Early last month, Newswire reported that a pronuclear bill under consideration in North Carolina looked likely to make its way to Gov. Roy Cooper’s desk, but less likely to be signed into law. We were right on both counts.
On Monday, the Democratic governor vetoed the bill, S.B. 678, which had been passed by the Republican-controlled North Carolina General Assembly on September 21. The legislation would have replaced the term “renewable energy” in state statutes with “clean energy” and specified that the new term includes both nuclear fission and fusion. In addition, the bill would have eliminated language impeding the North Carolina Utilities Commission (NCUC) from issuing Certificates of Public Convenience and Necessity for nuclear facilities.

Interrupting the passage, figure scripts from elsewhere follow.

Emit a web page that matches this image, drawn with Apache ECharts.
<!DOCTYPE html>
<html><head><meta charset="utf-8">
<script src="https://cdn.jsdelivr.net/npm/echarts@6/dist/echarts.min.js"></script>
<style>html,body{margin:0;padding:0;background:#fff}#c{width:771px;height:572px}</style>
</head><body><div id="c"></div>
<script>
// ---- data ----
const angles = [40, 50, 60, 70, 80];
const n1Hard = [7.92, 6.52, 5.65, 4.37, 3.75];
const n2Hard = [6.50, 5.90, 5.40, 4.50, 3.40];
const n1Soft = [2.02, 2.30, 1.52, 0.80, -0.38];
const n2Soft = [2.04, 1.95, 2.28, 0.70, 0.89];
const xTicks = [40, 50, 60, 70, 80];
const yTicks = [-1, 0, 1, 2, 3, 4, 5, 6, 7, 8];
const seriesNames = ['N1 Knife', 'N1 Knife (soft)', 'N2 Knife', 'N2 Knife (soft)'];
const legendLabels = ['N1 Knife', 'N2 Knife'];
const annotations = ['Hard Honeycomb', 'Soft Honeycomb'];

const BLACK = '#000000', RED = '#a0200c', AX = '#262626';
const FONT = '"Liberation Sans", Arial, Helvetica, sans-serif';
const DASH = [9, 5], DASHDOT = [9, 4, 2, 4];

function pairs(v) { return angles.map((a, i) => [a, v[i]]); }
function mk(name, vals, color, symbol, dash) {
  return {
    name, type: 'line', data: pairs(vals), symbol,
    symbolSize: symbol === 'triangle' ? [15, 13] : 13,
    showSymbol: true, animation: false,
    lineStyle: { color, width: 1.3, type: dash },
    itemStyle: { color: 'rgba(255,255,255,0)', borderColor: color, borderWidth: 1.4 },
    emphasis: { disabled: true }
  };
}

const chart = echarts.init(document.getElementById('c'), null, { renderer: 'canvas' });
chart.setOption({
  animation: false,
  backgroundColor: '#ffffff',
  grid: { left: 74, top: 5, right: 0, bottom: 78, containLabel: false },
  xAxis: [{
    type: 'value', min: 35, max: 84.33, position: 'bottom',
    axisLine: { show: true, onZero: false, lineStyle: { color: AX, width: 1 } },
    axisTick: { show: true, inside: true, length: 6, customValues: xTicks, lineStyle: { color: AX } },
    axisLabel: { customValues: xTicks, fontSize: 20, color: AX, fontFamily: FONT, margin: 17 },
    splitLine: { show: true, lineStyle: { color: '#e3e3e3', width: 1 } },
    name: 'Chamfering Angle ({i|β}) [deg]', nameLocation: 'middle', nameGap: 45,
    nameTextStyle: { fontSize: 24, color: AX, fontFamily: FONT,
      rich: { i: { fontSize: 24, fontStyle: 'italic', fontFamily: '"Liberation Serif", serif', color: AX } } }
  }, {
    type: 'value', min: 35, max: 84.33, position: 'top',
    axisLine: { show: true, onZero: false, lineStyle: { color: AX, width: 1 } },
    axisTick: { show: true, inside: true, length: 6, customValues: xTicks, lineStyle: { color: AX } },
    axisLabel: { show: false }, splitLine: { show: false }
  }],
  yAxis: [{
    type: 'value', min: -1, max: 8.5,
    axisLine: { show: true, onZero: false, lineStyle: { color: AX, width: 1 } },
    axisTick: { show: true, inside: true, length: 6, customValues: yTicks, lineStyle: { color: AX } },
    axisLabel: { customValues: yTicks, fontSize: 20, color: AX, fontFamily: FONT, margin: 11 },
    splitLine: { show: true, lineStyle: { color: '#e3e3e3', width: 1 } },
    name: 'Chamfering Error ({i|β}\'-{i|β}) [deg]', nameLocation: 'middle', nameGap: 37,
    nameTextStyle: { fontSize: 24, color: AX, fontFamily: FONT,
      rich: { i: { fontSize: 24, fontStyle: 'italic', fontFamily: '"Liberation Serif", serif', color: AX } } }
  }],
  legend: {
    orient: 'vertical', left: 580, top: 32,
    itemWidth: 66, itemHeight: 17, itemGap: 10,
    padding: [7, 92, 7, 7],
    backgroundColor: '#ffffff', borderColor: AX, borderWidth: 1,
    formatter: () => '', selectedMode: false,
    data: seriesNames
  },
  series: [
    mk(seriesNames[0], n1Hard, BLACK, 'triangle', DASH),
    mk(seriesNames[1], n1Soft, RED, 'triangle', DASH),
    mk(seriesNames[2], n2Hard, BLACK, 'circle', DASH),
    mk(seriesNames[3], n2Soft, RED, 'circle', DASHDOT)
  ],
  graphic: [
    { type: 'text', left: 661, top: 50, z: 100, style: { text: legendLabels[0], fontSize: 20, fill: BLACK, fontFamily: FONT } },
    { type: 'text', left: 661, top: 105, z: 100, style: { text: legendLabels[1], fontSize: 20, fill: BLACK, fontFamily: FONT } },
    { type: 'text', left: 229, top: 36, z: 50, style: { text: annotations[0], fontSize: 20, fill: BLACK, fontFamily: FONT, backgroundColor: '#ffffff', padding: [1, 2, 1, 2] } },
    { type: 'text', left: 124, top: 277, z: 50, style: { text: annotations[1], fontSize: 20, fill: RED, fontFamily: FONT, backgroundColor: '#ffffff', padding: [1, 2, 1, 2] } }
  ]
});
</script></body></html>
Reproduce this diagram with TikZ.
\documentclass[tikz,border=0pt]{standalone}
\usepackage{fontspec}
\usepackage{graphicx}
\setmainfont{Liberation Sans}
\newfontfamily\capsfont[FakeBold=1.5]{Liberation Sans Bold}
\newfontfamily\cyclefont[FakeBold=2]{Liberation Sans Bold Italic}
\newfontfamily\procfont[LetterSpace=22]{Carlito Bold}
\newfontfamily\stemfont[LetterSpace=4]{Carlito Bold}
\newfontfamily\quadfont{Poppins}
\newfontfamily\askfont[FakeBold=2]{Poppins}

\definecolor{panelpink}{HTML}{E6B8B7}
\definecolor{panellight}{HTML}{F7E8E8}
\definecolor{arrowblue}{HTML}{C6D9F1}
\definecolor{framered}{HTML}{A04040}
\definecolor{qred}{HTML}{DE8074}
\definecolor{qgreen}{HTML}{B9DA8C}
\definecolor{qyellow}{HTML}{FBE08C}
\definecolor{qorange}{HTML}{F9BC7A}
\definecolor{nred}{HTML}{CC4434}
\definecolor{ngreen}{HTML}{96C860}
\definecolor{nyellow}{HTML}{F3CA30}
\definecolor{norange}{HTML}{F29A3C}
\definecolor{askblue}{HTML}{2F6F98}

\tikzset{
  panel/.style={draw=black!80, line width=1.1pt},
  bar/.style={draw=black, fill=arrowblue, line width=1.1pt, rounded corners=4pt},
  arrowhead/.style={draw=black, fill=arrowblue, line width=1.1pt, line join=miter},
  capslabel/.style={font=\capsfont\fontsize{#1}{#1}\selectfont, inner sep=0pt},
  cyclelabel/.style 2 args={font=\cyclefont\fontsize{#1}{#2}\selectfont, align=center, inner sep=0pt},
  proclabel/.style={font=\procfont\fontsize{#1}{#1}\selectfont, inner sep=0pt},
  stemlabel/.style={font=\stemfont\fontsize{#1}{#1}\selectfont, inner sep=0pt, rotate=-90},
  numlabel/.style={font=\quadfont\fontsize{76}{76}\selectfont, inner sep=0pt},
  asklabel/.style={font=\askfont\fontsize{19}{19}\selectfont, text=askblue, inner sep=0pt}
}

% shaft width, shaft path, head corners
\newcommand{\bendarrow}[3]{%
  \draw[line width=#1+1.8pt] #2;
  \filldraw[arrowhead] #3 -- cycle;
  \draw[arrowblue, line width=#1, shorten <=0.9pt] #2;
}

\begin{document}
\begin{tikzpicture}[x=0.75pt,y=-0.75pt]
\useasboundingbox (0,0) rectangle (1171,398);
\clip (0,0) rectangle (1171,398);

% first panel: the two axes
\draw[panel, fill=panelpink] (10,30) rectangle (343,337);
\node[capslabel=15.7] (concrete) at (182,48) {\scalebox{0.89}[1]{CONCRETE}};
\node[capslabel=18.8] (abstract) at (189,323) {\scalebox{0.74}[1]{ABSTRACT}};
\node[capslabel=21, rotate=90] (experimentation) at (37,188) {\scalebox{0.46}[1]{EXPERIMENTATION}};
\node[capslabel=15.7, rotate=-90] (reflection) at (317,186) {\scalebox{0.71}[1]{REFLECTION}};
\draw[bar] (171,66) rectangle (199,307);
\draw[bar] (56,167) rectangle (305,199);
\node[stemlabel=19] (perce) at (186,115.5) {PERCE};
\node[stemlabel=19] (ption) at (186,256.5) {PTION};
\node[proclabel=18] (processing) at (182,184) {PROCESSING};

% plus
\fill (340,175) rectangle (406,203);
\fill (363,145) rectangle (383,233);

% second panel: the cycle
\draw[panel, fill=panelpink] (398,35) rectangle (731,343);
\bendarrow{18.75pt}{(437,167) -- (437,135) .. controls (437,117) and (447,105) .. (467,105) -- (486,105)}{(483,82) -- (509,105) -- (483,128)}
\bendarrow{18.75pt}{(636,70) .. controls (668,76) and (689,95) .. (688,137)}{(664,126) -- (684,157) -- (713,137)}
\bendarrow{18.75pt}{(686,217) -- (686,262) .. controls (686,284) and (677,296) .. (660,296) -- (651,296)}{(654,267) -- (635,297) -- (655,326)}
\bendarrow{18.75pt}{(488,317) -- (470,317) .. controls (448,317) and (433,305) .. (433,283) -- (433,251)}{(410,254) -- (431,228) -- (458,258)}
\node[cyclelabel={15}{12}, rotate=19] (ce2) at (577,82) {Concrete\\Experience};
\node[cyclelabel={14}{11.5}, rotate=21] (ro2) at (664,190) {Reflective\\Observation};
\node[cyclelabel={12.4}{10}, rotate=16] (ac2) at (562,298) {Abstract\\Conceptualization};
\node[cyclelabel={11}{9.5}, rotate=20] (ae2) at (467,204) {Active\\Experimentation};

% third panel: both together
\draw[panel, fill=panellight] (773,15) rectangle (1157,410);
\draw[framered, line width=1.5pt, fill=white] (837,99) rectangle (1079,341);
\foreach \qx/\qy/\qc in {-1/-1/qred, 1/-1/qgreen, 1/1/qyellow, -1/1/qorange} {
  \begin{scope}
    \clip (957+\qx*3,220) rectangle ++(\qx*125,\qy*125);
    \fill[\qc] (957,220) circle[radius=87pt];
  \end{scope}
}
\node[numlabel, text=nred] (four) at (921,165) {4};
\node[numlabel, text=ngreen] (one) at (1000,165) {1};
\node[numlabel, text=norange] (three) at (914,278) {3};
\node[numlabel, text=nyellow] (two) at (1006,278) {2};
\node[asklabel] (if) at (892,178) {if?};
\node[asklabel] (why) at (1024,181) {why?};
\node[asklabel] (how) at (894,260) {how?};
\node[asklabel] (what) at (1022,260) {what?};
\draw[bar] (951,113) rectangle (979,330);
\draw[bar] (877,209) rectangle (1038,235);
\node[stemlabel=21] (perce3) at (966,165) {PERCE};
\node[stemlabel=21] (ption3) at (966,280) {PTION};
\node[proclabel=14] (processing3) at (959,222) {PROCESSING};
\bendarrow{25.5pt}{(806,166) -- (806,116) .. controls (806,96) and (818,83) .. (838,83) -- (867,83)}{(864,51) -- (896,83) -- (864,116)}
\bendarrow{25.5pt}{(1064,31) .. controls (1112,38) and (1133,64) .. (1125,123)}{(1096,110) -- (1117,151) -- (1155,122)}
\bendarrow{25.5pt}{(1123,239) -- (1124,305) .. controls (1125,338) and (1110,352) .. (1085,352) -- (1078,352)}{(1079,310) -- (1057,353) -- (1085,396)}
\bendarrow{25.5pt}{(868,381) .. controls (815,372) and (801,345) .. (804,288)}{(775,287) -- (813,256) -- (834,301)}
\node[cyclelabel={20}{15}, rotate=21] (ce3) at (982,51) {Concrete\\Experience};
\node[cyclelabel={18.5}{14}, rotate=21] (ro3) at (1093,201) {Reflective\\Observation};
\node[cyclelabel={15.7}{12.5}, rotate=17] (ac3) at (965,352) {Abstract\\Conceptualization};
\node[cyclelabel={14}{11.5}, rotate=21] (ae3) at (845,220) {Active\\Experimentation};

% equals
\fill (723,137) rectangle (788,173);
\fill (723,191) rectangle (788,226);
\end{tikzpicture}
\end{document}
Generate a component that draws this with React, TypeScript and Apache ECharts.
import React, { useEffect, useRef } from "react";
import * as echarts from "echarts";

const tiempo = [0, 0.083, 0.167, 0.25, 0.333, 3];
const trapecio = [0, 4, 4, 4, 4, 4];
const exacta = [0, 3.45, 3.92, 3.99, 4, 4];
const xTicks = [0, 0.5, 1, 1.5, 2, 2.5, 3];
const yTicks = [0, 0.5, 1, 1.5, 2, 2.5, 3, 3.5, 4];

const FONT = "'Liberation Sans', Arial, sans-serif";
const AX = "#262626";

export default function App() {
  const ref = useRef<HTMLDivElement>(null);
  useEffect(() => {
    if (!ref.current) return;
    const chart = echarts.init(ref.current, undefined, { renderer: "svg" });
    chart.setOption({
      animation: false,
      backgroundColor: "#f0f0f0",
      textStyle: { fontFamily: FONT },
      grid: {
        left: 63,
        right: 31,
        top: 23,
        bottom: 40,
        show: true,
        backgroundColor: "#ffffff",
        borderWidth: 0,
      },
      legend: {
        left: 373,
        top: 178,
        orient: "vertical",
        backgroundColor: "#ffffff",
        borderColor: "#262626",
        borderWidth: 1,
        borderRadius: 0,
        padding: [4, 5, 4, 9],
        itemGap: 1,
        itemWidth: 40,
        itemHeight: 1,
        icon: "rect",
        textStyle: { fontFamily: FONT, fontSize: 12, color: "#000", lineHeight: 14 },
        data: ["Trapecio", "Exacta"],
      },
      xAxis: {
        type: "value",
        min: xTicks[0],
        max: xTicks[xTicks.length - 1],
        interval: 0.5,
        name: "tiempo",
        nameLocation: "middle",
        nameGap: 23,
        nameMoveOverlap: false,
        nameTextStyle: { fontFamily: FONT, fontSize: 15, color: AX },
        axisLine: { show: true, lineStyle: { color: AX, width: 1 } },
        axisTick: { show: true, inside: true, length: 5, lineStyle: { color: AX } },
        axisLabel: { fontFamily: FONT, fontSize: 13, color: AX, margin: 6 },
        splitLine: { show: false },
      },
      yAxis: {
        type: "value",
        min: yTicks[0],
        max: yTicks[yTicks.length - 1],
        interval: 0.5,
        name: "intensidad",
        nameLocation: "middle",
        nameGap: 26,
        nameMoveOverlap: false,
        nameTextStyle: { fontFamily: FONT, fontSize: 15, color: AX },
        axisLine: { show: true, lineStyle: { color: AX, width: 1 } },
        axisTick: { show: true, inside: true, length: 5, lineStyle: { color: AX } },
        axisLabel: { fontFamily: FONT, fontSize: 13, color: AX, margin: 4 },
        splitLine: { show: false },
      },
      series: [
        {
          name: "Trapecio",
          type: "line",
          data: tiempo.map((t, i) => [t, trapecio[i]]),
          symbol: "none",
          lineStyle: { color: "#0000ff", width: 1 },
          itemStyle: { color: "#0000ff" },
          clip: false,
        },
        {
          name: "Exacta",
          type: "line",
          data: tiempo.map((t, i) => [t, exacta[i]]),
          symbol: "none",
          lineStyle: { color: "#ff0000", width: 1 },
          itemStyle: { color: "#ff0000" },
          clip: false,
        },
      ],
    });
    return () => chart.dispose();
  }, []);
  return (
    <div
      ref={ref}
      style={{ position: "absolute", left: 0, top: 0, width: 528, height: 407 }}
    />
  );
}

North Carolina’s current Renewable Energy and Energy Efficiency Portfolio Standard specifically excludes nuclear, along with fossil fuels.
Cooper’s contention: “North Carolina is on a bipartisan path to removing carbon from our electric power sector in the most cost-effective way,” Cooper stated in his October 2 veto message. “This bill attempts to diverge from that path by trying to put construction of traditional power plants, and higher profits for the utility companies, over lower-cost solutions like energy efficiency. North Carolina should consider all pathways to decarbonize, rather than putting a thumb on the scale in favor of building new conventional generation.”
Sponsor responds: “Gov. Cooper’s hardline opposition to nuclear power is a slap in the face to North Carolina’s energy industry,” said Sen. Paul Newton (R., Dist. 34), the General Assembly’s majority leader and a former president of Duke Energy North Carolina, who introduced S.B. 678 on April 6. “He would rather glorify the Green New Deal than strengthen energy production in our state. I look forward to overriding his veto and ensuring that North Carolina can have a reliable electrical grid.”
More bad news: The prospects for overriding Cooper’s veto of S.B. 678 are not particularly bright at this writing, as the measure fell short of veto-proof margins when it passed the legislature.